Goal
Restate each line word for word. Leave out every picture.

◆ ◆ ◆ ◆ ◆

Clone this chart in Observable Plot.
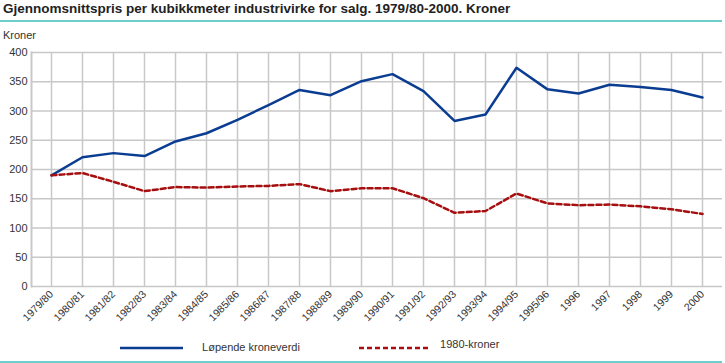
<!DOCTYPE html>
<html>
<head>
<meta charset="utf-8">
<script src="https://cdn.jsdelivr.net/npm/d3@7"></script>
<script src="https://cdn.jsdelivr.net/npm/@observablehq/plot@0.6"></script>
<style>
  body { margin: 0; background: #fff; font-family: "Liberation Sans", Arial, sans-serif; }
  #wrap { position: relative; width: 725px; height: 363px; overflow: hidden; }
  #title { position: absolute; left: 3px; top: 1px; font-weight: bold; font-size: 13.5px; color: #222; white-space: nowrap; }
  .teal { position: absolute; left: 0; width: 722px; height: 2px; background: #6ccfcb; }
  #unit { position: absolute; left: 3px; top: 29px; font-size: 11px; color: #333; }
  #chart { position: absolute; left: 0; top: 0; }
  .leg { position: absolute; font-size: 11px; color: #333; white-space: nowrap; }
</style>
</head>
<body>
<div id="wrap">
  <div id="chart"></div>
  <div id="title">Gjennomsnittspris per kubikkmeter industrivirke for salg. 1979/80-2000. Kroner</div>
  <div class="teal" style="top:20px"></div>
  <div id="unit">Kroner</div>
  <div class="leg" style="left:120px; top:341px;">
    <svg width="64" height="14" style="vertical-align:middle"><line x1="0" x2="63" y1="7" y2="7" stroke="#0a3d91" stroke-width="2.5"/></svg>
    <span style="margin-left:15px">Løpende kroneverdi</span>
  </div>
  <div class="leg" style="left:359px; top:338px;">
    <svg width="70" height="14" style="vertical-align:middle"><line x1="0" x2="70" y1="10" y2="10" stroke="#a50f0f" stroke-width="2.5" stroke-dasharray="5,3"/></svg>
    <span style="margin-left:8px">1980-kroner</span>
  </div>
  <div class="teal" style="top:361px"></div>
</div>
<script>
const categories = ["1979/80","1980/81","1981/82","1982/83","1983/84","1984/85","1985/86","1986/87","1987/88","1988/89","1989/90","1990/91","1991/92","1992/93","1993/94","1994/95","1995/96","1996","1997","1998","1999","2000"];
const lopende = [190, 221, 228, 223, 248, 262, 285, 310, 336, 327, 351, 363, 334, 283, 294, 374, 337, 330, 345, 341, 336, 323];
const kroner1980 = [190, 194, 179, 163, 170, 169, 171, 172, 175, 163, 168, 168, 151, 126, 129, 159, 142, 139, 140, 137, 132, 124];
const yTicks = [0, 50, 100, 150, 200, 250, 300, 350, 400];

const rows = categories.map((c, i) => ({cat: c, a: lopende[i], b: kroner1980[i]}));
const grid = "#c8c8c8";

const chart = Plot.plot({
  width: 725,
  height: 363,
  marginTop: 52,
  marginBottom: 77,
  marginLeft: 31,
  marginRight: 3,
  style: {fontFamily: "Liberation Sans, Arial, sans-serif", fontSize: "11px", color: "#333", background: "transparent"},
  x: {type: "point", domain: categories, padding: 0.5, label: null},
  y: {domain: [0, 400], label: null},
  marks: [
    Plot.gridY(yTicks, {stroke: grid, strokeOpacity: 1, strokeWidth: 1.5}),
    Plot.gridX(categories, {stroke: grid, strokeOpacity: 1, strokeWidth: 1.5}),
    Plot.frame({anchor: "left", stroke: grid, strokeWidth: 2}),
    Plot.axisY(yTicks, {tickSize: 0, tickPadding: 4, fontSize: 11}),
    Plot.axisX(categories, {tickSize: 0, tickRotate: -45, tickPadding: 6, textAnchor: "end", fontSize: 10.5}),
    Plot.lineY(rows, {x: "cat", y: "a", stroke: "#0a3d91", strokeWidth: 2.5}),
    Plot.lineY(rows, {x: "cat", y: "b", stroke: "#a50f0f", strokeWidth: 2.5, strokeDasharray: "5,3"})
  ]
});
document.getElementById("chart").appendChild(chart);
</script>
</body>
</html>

◆ ◆ ◆ ◆ ◆

Output below
Clone this chart in Observable Plot.
<!DOCTYPE html>
<html>
<head>
<meta charset="utf-8">
<script src="https://cdn.jsdelivr.net/npm/d3@7"></script>
<script src="https://cdn.jsdelivr.net/npm/@observablehq/plot@0.6"></script>
<style>
  body { margin: 0; background: #fff; font-family: "Liberation Sans", Arial, sans-serif; }
  #wrap { position: relative; width: 725px; height: 363px; overflow: hidden; }
  #title { position: absolute; left: 3px; top: 1px; font-weight: bold; font-size: 13.5px; color: #222; white-space: nowrap; }
  .teal { position: absolute; left: 0; width: 722px; height: 2px; background: #6ccfcb; }
  #unit { position: absolute; left: 3px; top: 29px; font-size: 11px; color: #333; }
  #chart { position: absolute; left: 0; top: 0; }
  .leg { position: absolute; font-size: 11px; color: #333; white-space: nowrap; }
</style>
</head>
<body>
<div id="wrap">
  <div id="chart"></div>
  <div id="title">Gjennomsnittspris per kubikkmeter industrivirke for salg. 1979/80-2000. Kroner</div>
  <div class="teal" style="top:20px"></div>
  <div id="unit">Kroner</div>
  <div class="leg" style="left:120px; top:341px;">
    <svg width="64" height="14" style="vertical-align:middle"><line x1="0" x2="63" y1="7" y2="7" stroke="#0a3d91" stroke-width="2.5"/></svg>
    <span style="margin-left:15px">Løpende kroneverdi</span>
  </div>
  <div class="leg" style="left:359px; top:338px;">
    <svg width="70" height="14" style="vertical-align:middle"><line x1="0" x2="70" y1="10" y2="10" stroke="#a50f0f" stroke-width="2.5" stroke-dasharray="5,3"/></svg>
    <span style="margin-left:8px">1980-kroner</span>
  </div>
  <div class="teal" style="top:361px"></div>
</div>
<script>
const categories = ["1979/80","1980/81","1981/82","1982/83","1983/84","1984/85","1985/86","1986/87","1987/88","1988/89","1989/90","1990/91","1991/92","1992/93","1993/94","1994/95","1995/96","1996","1997","1998","1999","2000"];
const lopende = [190, 221, 228, 223, 248, 262, 285, 310, 336, 327, 351, 363, 334, 283, 294, 374, 337, 330, 345, 341, 336, 323];
const kroner1980 = [190, 194, 179, 163, 170, 169, 171, 172, 175, 163, 168, 168, 151, 126, 129, 159, 142, 139, 140, 137, 132, 124];
const yTicks = [0, 50, 100, 150, 200, 250, 300, 350, 400];

const rows = categories.map((c, i) => ({cat: c, a: lopende[i], b: kroner1980[i]}));
const grid = "#c8c8c8";

const chart = Plot.plot({
  width: 725,
  height: 363,
  marginTop: 52,
  marginBottom: 77,
  marginLeft: 31,
  marginRight: 3,
  style: {fontFamily: "Liberation Sans, Arial, sans-serif", fontSize: "11px", color: "#333", background: "transparent"},
  x: {type: "point", domain: categories, padding: 0.5, label: null},
  y: {domain: [0, 400], label: null},
  marks: [
    Plot.gridY(yTicks, {stroke: grid, strokeOpacity: 1, strokeWidth: 1.5}),
    Plot.gridX(categories, {stroke: grid, strokeOpacity: 1, strokeWidth: 1.5}),
    Plot.frame({anchor: "left", stroke: grid, strokeWidth: 2}),
    Plot.axisY(yTicks, {tickSize: 0, tickPadding: 4, fontSize: 11}),
    Plot.axisX(categories, {tickSize: 0, tickRotate: -45, tickPadding: 6, textAnchor: "end", fontSize: 10.5}),
    Plot.lineY(rows, {x: "cat", y: "a", stroke: "#0a3d91", strokeWidth: 2.5}),
    Plot.lineY(rows, {x: "cat", y: "b", stroke: "#a50f0f", strokeWidth: 2.5, strokeDasharray: "5,3"})
  ]
});
document.getElementById("chart").appendChild(chart);
</script>
</body>
</html>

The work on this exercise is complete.